We have become dependent on GNSS; power distribution, mobile phones, Satnav – you name it. All derive their information from satellite timing signals. But in the past two years, monthly attacks occurred across different global industries. This creates huge issues, as much of our critical national infrastructure cannot function in the event of GNSS failure.

We originally developed TTaaS to reduce the costs of time synchronisation for financial services, media and broadcast, gaming, e-commerce, blockchain, and distributed ledger technology. But it has an unexpected benefit: it is resilient to the threat of GNSS failure and can provide accurate time even in the event of a satellite outage.

4. Cloud migration

According to Nomura Instinet’s respected biannual CIO ‘Spending Survey’, 68% of global CIOs now state that “migrating to the public cloud and/or expanding private cloud” is a top driver of IT spending, in contrast to 48% in September 2019. The slow migration to cloud-based solutions has suddenly accelerated because it doesn’t just cut costs: it makes our lives more workable when we have to work remotely with a pared-down task force. But tracking ‘where’ and ‘when’ are not easy in the cloud. Cloud providers are reluctant to provide this kind of traceability because it disrupts their economies of scale and offer of security.

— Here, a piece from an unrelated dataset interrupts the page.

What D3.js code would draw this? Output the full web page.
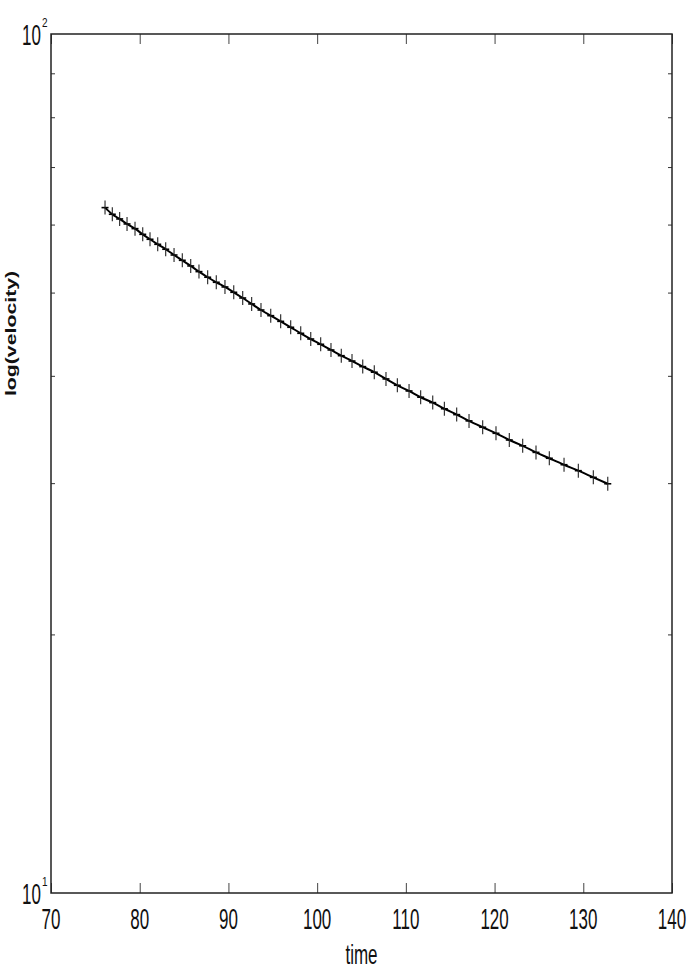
<!DOCTYPE html>
<html>
<head>
<meta charset="utf-8">
<script src="https://cdn.jsdelivr.net/npm/d3@7"></script>
<style>
  html, body { margin: 0; padding: 0; background: #fff; }
  text { font-family: "Liberation Sans", Arial, Helvetica, sans-serif; fill: #111; }
</style>
</head>
<body>
<div class="chart"></div>
<script>
var width = 692, height = 969;
var margin = {left: 51, top: 34, right: 20, bottom: 76};

// data
var times = [76.09, 76.91, 77.74, 78.57, 79.47, 80.34, 81.16, 82.03, 82.93, 83.87,
             84.80, 85.75, 86.68, 87.66, 88.63, 89.61, 90.60, 91.61, 92.62, 93.67,
             94.77, 95.89, 97.02, 98.15, 99.28, 100.40, 101.56, 102.72, 103.93, 105.14,
             106.44, 107.76, 109.04, 110.36, 111.67, 113.03, 114.34, 115.73, 117.12, 118.66,
             120.16, 121.66, 123.17, 124.67, 126.17, 127.83, 129.44, 131.13, 132.76];
var velocity = [62.79, 61.68, 60.91, 60.10, 59.35, 58.45, 57.68, 56.91, 56.16, 55.30,
                54.52, 53.70, 52.89, 52.10, 51.40, 50.76, 50.04, 49.28, 48.50, 47.72,
                47.00, 46.29, 45.56, 44.83, 44.15, 43.53, 42.87, 42.22, 41.62, 41.00,
                40.39, 39.67, 39.00, 38.41, 37.77, 37.23, 36.62, 36.05, 35.45, 34.85,
                34.29, 33.68, 33.16, 32.58, 32.07, 31.52, 31.02, 30.47, 29.95];
var xTicks = [70, 80, 90, 100, 110, 120, 130, 140];
var yMajor = [10, 100];
var yExp = ["1", "2"];
var yMinor = [20, 30, 40, 50, 60, 70, 80, 90];

var data = times.map(function(t, i) { return {t: t, v: velocity[i]}; });

var svg = d3.select(".chart")
    .append("svg")
    .attr("width", width)
    .attr("height", height);

var x = d3.scaleLinear().domain([70, 140]).range([margin.left, width - margin.right]);
var y = d3.scaleLog().domain([10, 100]).range([height - margin.bottom, margin.top]);

var stretch = 1.75; // the picture is stretched vertically

// ticks, pointing inward
svg.append("g")
    .attr("transform", "translate(0," + y(10) + ")")
    .call(d3.axisBottom(x).tickValues(xTicks).tickSize(-10).tickFormat(""))
    .call(function(g) { g.select(".domain").remove(); g.selectAll("line").attr("stroke", "#444"); });
svg.append("g")
    .attr("transform", "translate(0," + y(100) + ")")
    .call(d3.axisTop(x).tickValues(xTicks).tickSize(-10).tickFormat(""))
    .call(function(g) { g.select(".domain").remove(); g.selectAll("line").attr("stroke", "#444"); });
svg.append("g")
    .attr("transform", "translate(" + x(70) + ",0)")
    .call(d3.axisLeft(y).tickValues(yMinor).tickSize(-4).tickFormat(""))
    .call(function(g) { g.select(".domain").remove(); g.selectAll("line").attr("stroke", "#333"); });
svg.append("g")
    .attr("transform", "translate(" + x(140) + ",0)")
    .call(d3.axisRight(y).tickValues(yMinor).tickSize(-4).tickFormat(""))
    .call(function(g) { g.select(".domain").remove(); g.selectAll("line").attr("stroke", "#333"); });

// frame
svg.append("rect")
    .attr("x", x(70)).attr("y", y(100))
    .attr("width", x(140) - x(70)).attr("height", y(10) - y(100))
    .attr("fill", "none").attr("stroke", "#222").attr("stroke-width", 1.5);

// x tick labels
svg.selectAll(".xlab")
    .data(xTicks)
    .enter().append("text")
    .attr("class", "xlab")
    .attr("transform", function(d) { return "translate(" + x(d) + "," + (y(10) + 36) + ") scale(1," + stretch + ")"; })
    .attr("text-anchor", "middle")
    .style("font-size", "17px")
    .text(function(d) { return d; });

// y labels 10^1, 10^2
var ylab = svg.selectAll(".ylab")
    .data(yMajor)
    .enter().append("g")
    .attr("class", "ylab");
ylab.append("text")
    .attr("transform", function(d) { return "translate(" + (x(70) - 10) + "," + (y(d) + 11) + ") scale(1," + stretch + ")"; })
    .attr("text-anchor", "end")
    .style("font-size", "17px")
    .text("10");
ylab.append("text")
    .attr("transform", function(d) { return "translate(" + (x(70) - 9) + "," + (y(d) - 7) + ") scale(1,1.3)"; })
    .attr("text-anchor", "start")
    .style("font-size", "10px")
    .text(function(d, i) { return yExp[i]; });

// axis titles
svg.append("text")
    .attr("transform", "translate(" + ((x(70) + x(140)) / 2) + "," + (height - 5) + ") scale(1,1.6)")
    .attr("text-anchor", "middle")
    .style("font-size", "17px")
    .text("time");
svg.append("text")
    .attr("transform", "translate(16," + ((y(10) + y(100)) / 2 - 130) + ") scale(1,1.52) rotate(-90)")
    .attr("text-anchor", "middle")
    .style("font-size", "14px")
    .style("font-weight", "bold")
    .text("log(velocity)");

// line
var line = d3.line()
    .x(function(d) { return x(d.t); })
    .y(function(d) { return y(d.v); })
    .curve(d3.curveMonotoneX);
svg.append("path")
    .datum(data)
    .attr("fill", "none")
    .attr("stroke", "#000")
    .attr("stroke-width", 2)
    .attr("d", line);

// plus markers
var mk = svg.selectAll(".mk")
    .data(data)
    .enter().append("g")
    .attr("class", "mk")
    .attr("transform", function(d) { return "translate(" + x(d.t) + "," + y(d.v) + ")"; });
mk.append("line").attr("x1", -3.5).attr("x2", 3.5).attr("y1", 0).attr("y2", 0)
    .attr("stroke", "#000").attr("stroke-width", 1.6);
mk.append("line").attr("x1", 0).attr("x2", 0).attr("y1", -7).attr("y2", 7)
    .attr("stroke", "#222").attr("stroke-width", 1.1);
</script>
</body>
</html>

Traceable Time as a Service

TTaaS is one solution that synchronises your time and places an accurate timestamp on every piece of data that is transferred across a server so that it is traceable back to UTC and verifiable on a time log.

5. SMPTE for broadcasting, media and entertainment

Traditionally, broadcast and media services have relied on the satellite model to provide time synchronisation. While satellite has worked reasonably well over the years, it comes with a lot of baggage.

If a vehicle with a GPS jammer drives past Old Trafford when you’re broadcasting the Premier League final, your broadcast will falter. The football fans who are already grumpy about pay per view would not be happy. Media services can look to mitigate these problems with a software timing solution, such as Traceable Time as a Service (TTaaS®).

Engineers will start synchronising time on their appliances to the production centre by downloading simple time synchronisation software to open up the opportunity for technicians to work remotely. The same is true for those who continue to use OB trucks and remote facilities – by using an alternative to the satellite, there is one less thing to transport around different locations.